### Written exercise:
Do not include the pictures; repeat the rest of the data exactly.

### Collected material:
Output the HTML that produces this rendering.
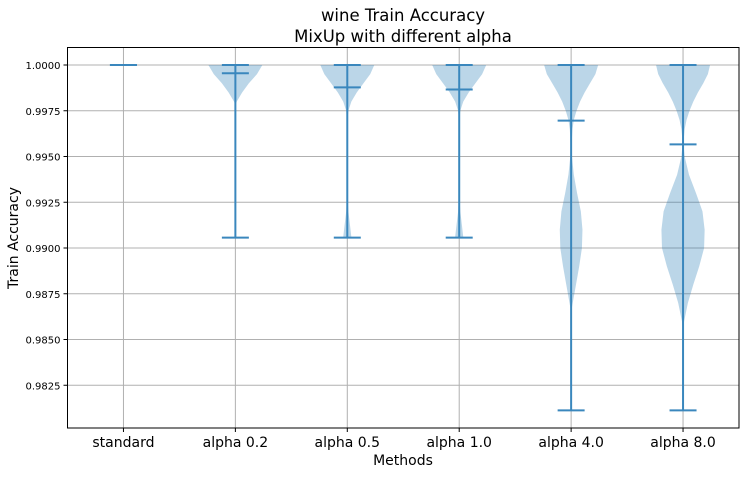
<!DOCTYPE html>
<html><head><meta charset="utf-8"><style>
body{margin:0;background:#fff;font-family:"Liberation Sans","DejaVu Sans",sans-serif}
svg text{font-family:"DejaVu Sans","Liberation Sans",sans-serif}
</style></head><body>
<svg id="chart" width="744" height="474" viewBox="0 0 744 474" xmlns="http://www.w3.org/2000/svg">
<rect width="744" height="474" fill="#fff"/>
<text x="403" y="21" font-size="16.5" text-anchor="middle">wine Train Accuracy</text>
<text x="403" y="42" font-size="16.5" text-anchor="middle">MixUp with different alpha</text>
<g id="grid"></g><g id="violins"></g><g id="axes"></g>
<text x="403" y="465" font-size="14" text-anchor="middle">Methods</text>
<text x="18" y="238" font-size="14" text-anchor="middle" transform="rotate(-90 18 238)">Train Accuracy</text>
</svg>
<script>
const categories=["standard","alpha 0.2","alpha 0.5","alpha 1.0","alpha 4.0","alpha 8.0"];
const mins=[1.0,0.99057,0.99057,0.99057,0.98113,0.98113];
const maxs=[1.0,1.0,1.0,1.0,1.0,1.0];
const means=[1.0,0.99955,0.99878,0.99866,0.99696,0.99566];
const yTicks=[0.9825,0.985,0.9875,0.99,0.9925,0.995,0.9975,1.0];
// density profiles: [value, relative half-width 0..1]
const dens=[
 [],
 [[1.0,1],[0.9995,0.8],[0.999,0.5],[0.9985,0.25],[0.998,0.05],[0.9978,0],[0.9906,0],[0.9906,0.03]],
 [[1.0,1],[0.9995,0.85],[0.999,0.6],[0.9985,0.35],[0.998,0.15],[0.9975,0.04],[0.997,0.01],[0.9965,0],[0.993,0],[0.992,0.04],[0.991,0.12],[0.9906,0.15]],
 [[1.0,1],[0.9995,0.85],[0.999,0.6],[0.9985,0.35],[0.998,0.15],[0.9975,0.04],[0.997,0.01],[0.9965,0],[0.993,0],[0.992,0.04],[0.991,0.12],[0.9906,0.15]],
 [[1.0,1],[0.9995,0.9],[0.999,0.7],[0.9985,0.5],[0.998,0.33],[0.9975,0.2],[0.997,0.1],[0.9965,0.05],[0.996,0.03],[0.9955,0.02],[0.995,0.03],[0.994,0.1],[0.993,0.22],[0.992,0.36],[0.991,0.42],[0.990,0.4],[0.989,0.3],[0.988,0.18],[0.987,0.06],[0.9865,0]],
 [[1.0,1],[0.9995,0.92],[0.999,0.75],[0.9985,0.55],[0.998,0.38],[0.9975,0.24],[0.997,0.13],[0.9965,0.06],[0.996,0.03],[0.9955,0.03],[0.995,0.06],[0.994,0.22],[0.993,0.48],[0.992,0.72],[0.991,0.8],[0.990,0.78],[0.989,0.6],[0.988,0.38],[0.987,0.18],[0.986,0.04],[0.9855,0]]
];
const L=67.5,R=739,T=47.5,B=428;
const y=v=>65+(1.0-v)/0.0025*45.75;
const x=i=>L+(i+0.5)*(R-L)/categories.length;
const NS="http://www.w3.org/2000/svg";
function mk(tag,attrs,parent){const e=document.createElementNS(NS,tag);for(const k in attrs)e.setAttribute(k,attrs[k]);parent.appendChild(e);return e;}
const grid=document.getElementById('grid'),vg=document.getElementById('violins'),ax=document.getElementById('axes');
yTicks.forEach(t=>{
 const l=mk('line',{x1:L,x2:R,y1:y(t),y2:y(t),stroke:'#b0b0b0','stroke-width':1},grid);
 
 
 const tk=mk('line',{x1:L-4,x2:L,y1:y(t),y2:y(t),stroke:'#000'},ax);
 
 
 const tx=mk('text',{x:L-7,y:y(t)+4,'font-size':10,'text-anchor':'end',fill:'#000'},ax);
 tx.textContent=t.toFixed(4);
 
 
});
categories.forEach((c,i)=>{
 const gl=mk('line',{x1:x(i),x2:x(i),y1:T,y2:B,stroke:'#b0b0b0','stroke-width':1},grid);
 
 
 const tk=mk('line',{x1:x(i),x2:x(i),y1:B,y2:B+4,stroke:'#000'},ax);
 
 
 const tx=mk('text',{x:x(i),y:B+19,'font-size':14,'text-anchor':'middle'},ax);
 tx.textContent=c;
 
 
 const d=dens[i],hw=27,cx=x(i);
 if(d.length){
  let p=d.map(q=>(cx+q[1]*hw)+','+y(q[0]));
  let p2=d.slice().reverse().map(q=>(cx-q[1]*hw)+','+y(q[0]));
  const body=mk('polygon',{points:p.concat(p2).join(' '),fill:'#1f77b4','fill-opacity':0.3,'stroke-linejoin':'round'},vg);
  
  
 }
 const col='#3a87bd';
 const bar=mk('line',{x1:cx,x2:cx,y1:y(maxs[i]),y2:y(mins[i]),stroke:col,'stroke-width':2},vg);
 
 
 [[maxs[i],'max-cap'],[mins[i],'min-cap'],[means[i],'mean-line']].forEach(([v,n])=>{
  const cp=mk('line',{x1:cx-13.5,x2:cx+13.5,y1:y(v),y2:y(v),stroke:col,'stroke-width':2},vg);
  
  
 });
});
const fr=mk('rect',{x:L,y:T,width:R-L,height:B-T,fill:'none',stroke:'#000','stroke-width':1},ax);


</script>
</body></html>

### Output below:
Output the HTML that produces this rendering.
<!DOCTYPE html>
<html><head><meta charset="utf-8"><style>
body{margin:0;background:#fff;font-family:"Liberation Sans","DejaVu Sans",sans-serif}
svg text{font-family:"DejaVu Sans","Liberation Sans",sans-serif}
</style></head><body>
<svg id="chart" width="744" height="474" viewBox="0 0 744 474" xmlns="http://www.w3.org/2000/svg">
<rect width="744" height="474" fill="#fff"/>
<text x="403" y="21" font-size="16.5" text-anchor="middle">wine Train Accuracy</text>
<text x="403" y="42" font-size="16.5" text-anchor="middle">MixUp with different alpha</text>
<g id="grid"></g><g id="violins"></g><g id="axes"></g>
<text x="403" y="465" font-size="14" text-anchor="middle">Methods</text>
<text x="18" y="238" font-size="14" text-anchor="middle" transform="rotate(-90 18 238)">Train Accuracy</text>
</svg>
<script>
const categories=["standard","alpha 0.2","alpha 0.5","alpha 1.0","alpha 4.0","alpha 8.0"];
const mins=[1.0,0.99057,0.99057,0.99057,0.98113,0.98113];
const maxs=[1.0,1.0,1.0,1.0,1.0,1.0];
const means=[1.0,0.99955,0.99878,0.99866,0.99696,0.99566];
const yTicks=[0.9825,0.985,0.9875,0.99,0.9925,0.995,0.9975,1.0];
// density profiles: [value, relative half-width 0..1]
const dens=[
 [],
 [[1.0,1],[0.9995,0.8],[0.999,0.5],[0.9985,0.25],[0.998,0.05],[0.9978,0],[0.9906,0],[0.9906,0.03]],
 [[1.0,1],[0.9995,0.85],[0.999,0.6],[0.9985,0.35],[0.998,0.15],[0.9975,0.04],[0.997,0.01],[0.9965,0],[0.993,0],[0.992,0.04],[0.991,0.12],[0.9906,0.15]],
 [[1.0,1],[0.9995,0.85],[0.999,0.6],[0.9985,0.35],[0.998,0.15],[0.9975,0.04],[0.997,0.01],[0.9965,0],[0.993,0],[0.992,0.04],[0.991,0.12],[0.9906,0.15]],
 [[1.0,1],[0.9995,0.9],[0.999,0.7],[0.9985,0.5],[0.998,0.33],[0.9975,0.2],[0.997,0.1],[0.9965,0.05],[0.996,0.03],[0.9955,0.02],[0.995,0.03],[0.994,0.1],[0.993,0.22],[0.992,0.36],[0.991,0.42],[0.990,0.4],[0.989,0.3],[0.988,0.18],[0.987,0.06],[0.9865,0]],
 [[1.0,1],[0.9995,0.92],[0.999,0.75],[0.9985,0.55],[0.998,0.38],[0.9975,0.24],[0.997,0.13],[0.9965,0.06],[0.996,0.03],[0.9955,0.03],[0.995,0.06],[0.994,0.22],[0.993,0.48],[0.992,0.72],[0.991,0.8],[0.990,0.78],[0.989,0.6],[0.988,0.38],[0.987,0.18],[0.986,0.04],[0.9855,0]]
];
const L=67.5,R=739,T=47.5,B=428;
const y=v=>65+(1.0-v)/0.0025*45.75;
const x=i=>L+(i+0.5)*(R-L)/categories.length;
const NS="http://www.w3.org/2000/svg";
function mk(tag,attrs,parent){const e=document.createElementNS(NS,tag);for(const k in attrs)e.setAttribute(k,attrs[k]);parent.appendChild(e);return e;}
const grid=document.getElementById('grid'),vg=document.getElementById('violins'),ax=document.getElementById('axes');
yTicks.forEach(t=>{
 const l=mk('line',{x1:L,x2:R,y1:y(t),y2:y(t),stroke:'#b0b0b0','stroke-width':1},grid);
 
 
 const tk=mk('line',{x1:L-4,x2:L,y1:y(t),y2:y(t),stroke:'#000'},ax);
 
 
 const tx=mk('text',{x:L-7,y:y(t)+4,'font-size':10,'text-anchor':'end',fill:'#000'},ax);
 tx.textContent=t.toFixed(4);
 
 
});
categories.forEach((c,i)=>{
 const gl=mk('line',{x1:x(i),x2:x(i),y1:T,y2:B,stroke:'#b0b0b0','stroke-width':1},grid);
 
 
 const tk=mk('line',{x1:x(i),x2:x(i),y1:B,y2:B+4,stroke:'#000'},ax);
 
 
 const tx=mk('text',{x:x(i),y:B+19,'font-size':14,'text-anchor':'middle'},ax);
 tx.textContent=c;
 
 
 const d=dens[i],hw=27,cx=x(i);
 if(d.length){
  let p=d.map(q=>(cx+q[1]*hw)+','+y(q[0]));
  let p2=d.slice().reverse().map(q=>(cx-q[1]*hw)+','+y(q[0]));
  const body=mk('polygon',{points:p.concat(p2).join(' '),fill:'#1f77b4','fill-opacity':0.3,'stroke-linejoin':'round'},vg);
  
  
 }
 const col='#3a87bd';
 const bar=mk('line',{x1:cx,x2:cx,y1:y(maxs[i]),y2:y(mins[i]),stroke:col,'stroke-width':2},vg);
 
 
 [[maxs[i],'max-cap'],[mins[i],'min-cap'],[means[i],'mean-line']].forEach(([v,n])=>{
  const cp=mk('line',{x1:cx-13.5,x2:cx+13.5,y1:y(v),y2:y(v),stroke:col,'stroke-width':2},vg);
  
  
 });
});
const fr=mk('rect',{x:L,y:T,width:R-L,height:B-T,fill:'none',stroke:'#000','stroke-width':1},ax);


</script>
</body></html>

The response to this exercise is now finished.